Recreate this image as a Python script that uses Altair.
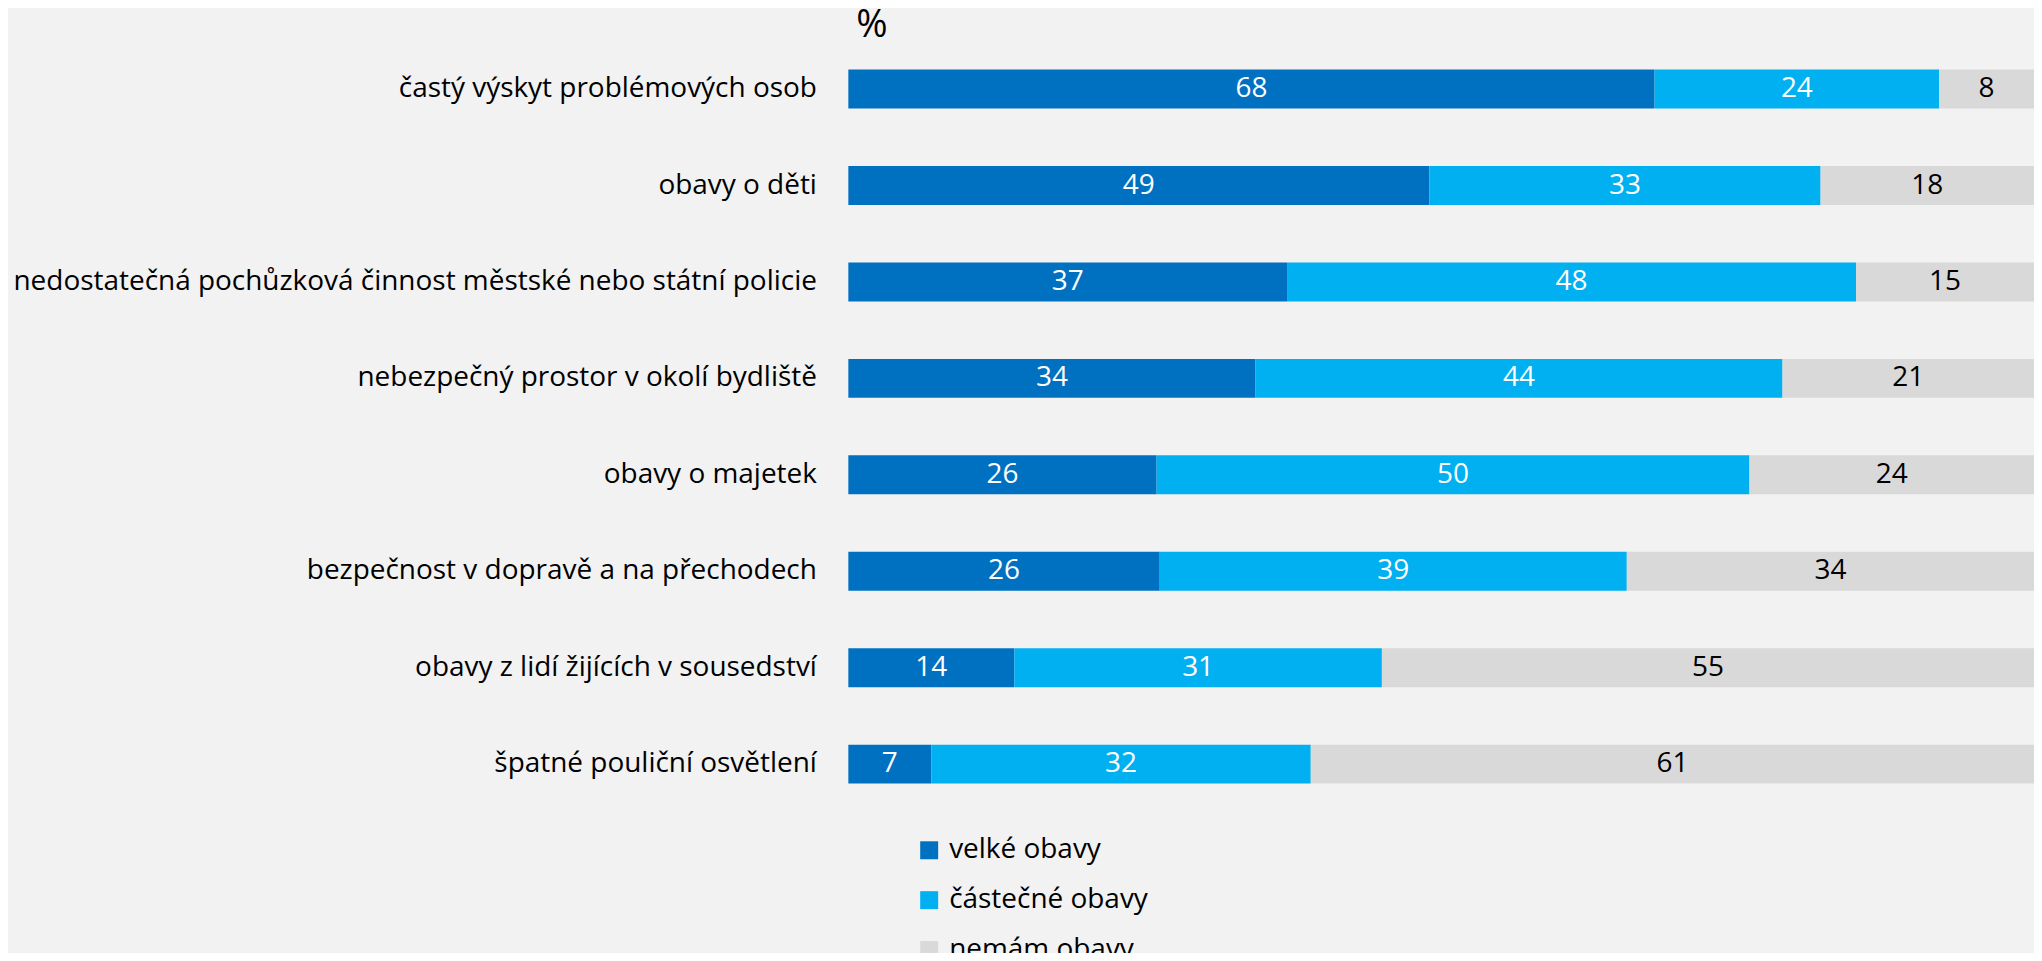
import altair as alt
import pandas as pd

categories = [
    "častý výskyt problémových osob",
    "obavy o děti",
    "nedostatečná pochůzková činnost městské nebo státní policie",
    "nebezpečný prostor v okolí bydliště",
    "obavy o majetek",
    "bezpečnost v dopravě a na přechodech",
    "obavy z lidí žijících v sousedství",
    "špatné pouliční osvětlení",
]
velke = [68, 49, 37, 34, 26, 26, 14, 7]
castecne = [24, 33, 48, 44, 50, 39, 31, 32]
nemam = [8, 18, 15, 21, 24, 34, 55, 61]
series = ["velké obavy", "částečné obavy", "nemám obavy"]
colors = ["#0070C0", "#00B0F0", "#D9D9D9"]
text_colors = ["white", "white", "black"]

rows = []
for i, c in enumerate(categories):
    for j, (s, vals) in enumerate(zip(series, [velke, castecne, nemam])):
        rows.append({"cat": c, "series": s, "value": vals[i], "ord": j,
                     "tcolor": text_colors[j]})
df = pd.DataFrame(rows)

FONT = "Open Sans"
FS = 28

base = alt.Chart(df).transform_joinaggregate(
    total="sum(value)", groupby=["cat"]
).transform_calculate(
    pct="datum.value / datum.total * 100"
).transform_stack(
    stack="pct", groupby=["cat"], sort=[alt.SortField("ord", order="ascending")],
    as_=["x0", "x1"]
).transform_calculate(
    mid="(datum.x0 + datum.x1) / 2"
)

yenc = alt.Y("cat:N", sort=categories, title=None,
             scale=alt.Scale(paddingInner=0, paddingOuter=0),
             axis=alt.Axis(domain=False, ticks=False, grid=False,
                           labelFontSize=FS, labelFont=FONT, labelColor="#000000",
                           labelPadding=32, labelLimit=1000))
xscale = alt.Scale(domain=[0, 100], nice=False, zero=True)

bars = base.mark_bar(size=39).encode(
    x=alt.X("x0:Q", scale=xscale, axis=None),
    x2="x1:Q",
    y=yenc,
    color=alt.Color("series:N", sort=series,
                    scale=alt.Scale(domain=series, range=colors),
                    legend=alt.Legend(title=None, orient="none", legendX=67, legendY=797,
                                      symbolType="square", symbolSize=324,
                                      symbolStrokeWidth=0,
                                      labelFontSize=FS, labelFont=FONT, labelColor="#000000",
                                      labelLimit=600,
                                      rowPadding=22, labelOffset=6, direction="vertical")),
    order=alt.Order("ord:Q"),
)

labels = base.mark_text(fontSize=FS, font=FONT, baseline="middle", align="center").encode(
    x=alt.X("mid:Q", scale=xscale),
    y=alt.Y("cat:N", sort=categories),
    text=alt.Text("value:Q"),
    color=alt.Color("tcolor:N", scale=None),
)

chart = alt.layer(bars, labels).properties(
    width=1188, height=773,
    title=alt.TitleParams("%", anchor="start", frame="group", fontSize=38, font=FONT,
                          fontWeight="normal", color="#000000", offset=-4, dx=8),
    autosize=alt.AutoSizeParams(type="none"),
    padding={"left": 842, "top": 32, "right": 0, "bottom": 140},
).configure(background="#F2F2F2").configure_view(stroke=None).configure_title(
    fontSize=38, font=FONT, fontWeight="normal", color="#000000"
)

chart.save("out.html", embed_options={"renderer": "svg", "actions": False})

## Exercise objective
Do not copy the pictures, but repeat every line exactly.

## Task result
Recreate this image as a Python script that uses Altair.
import altair as alt
import pandas as pd

categories = [
    "častý výskyt problémových osob",
    "obavy o děti",
    "nedostatečná pochůzková činnost městské nebo státní policie",
    "nebezpečný prostor v okolí bydliště",
    "obavy o majetek",
    "bezpečnost v dopravě a na přechodech",
    "obavy z lidí žijících v sousedství",
    "špatné pouliční osvětlení",
]
velke = [68, 49, 37, 34, 26, 26, 14, 7]
castecne = [24, 33, 48, 44, 50, 39, 31, 32]
nemam = [8, 18, 15, 21, 24, 34, 55, 61]
series = ["velké obavy", "částečné obavy", "nemám obavy"]
colors = ["#0070C0", "#00B0F0", "#D9D9D9"]
text_colors = ["white", "white", "black"]

rows = []
for i, c in enumerate(categories):
    for j, (s, vals) in enumerate(zip(series, [velke, castecne, nemam])):
        rows.append({"cat": c, "series": s, "value": vals[i], "ord": j,
                     "tcolor": text_colors[j]})
df = pd.DataFrame(rows)

FONT = "Open Sans"
FS = 28

base = alt.Chart(df).transform_joinaggregate(
    total="sum(value)", groupby=["cat"]
).transform_calculate(
    pct="datum.value / datum.total * 100"
).transform_stack(
    stack="pct", groupby=["cat"], sort=[alt.SortField("ord", order="ascending")],
    as_=["x0", "x1"]
).transform_calculate(
    mid="(datum.x0 + datum.x1) / 2"
)

yenc = alt.Y("cat:N", sort=categories, title=None,
             scale=alt.Scale(paddingInner=0, paddingOuter=0),
             axis=alt.Axis(domain=False, ticks=False, grid=False,
                           labelFontSize=FS, labelFont=FONT, labelColor="#000000",
                           labelPadding=32, labelLimit=1000))
xscale = alt.Scale(domain=[0, 100], nice=False, zero=True)

bars = base.mark_bar(size=39).encode(
    x=alt.X("x0:Q", scale=xscale, axis=None),
    x2="x1:Q",
    y=yenc,
    color=alt.Color("series:N", sort=series,
                    scale=alt.Scale(domain=series, range=colors),
                    legend=alt.Legend(title=None, orient="none", legendX=67, legendY=797,
                                      symbolType="square", symbolSize=324,
                                      symbolStrokeWidth=0,
                                      labelFontSize=FS, labelFont=FONT, labelColor="#000000",
                                      labelLimit=600,
                                      rowPadding=22, labelOffset=6, direction="vertical")),
    order=alt.Order("ord:Q"),
)

labels = base.mark_text(fontSize=FS, font=FONT, baseline="middle", align="center").encode(
    x=alt.X("mid:Q", scale=xscale),
    y=alt.Y("cat:N", sort=categories),
    text=alt.Text("value:Q"),
    color=alt.Color("tcolor:N", scale=None),
)

chart = alt.layer(bars, labels).properties(
    width=1188, height=773,
    title=alt.TitleParams("%", anchor="start", frame="group", fontSize=38, font=FONT,
                          fontWeight="normal", color="#000000", offset=-4, dx=8),
    autosize=alt.AutoSizeParams(type="none"),
    padding={"left": 842, "top": 32, "right": 0, "bottom": 140},
).configure(background="#F2F2F2").configure_view(stroke=None).configure_title(
    fontSize=38, font=FONT, fontWeight="normal", color="#000000"
)

chart.save("out.html", embed_options={"renderer": "svg", "actions": False})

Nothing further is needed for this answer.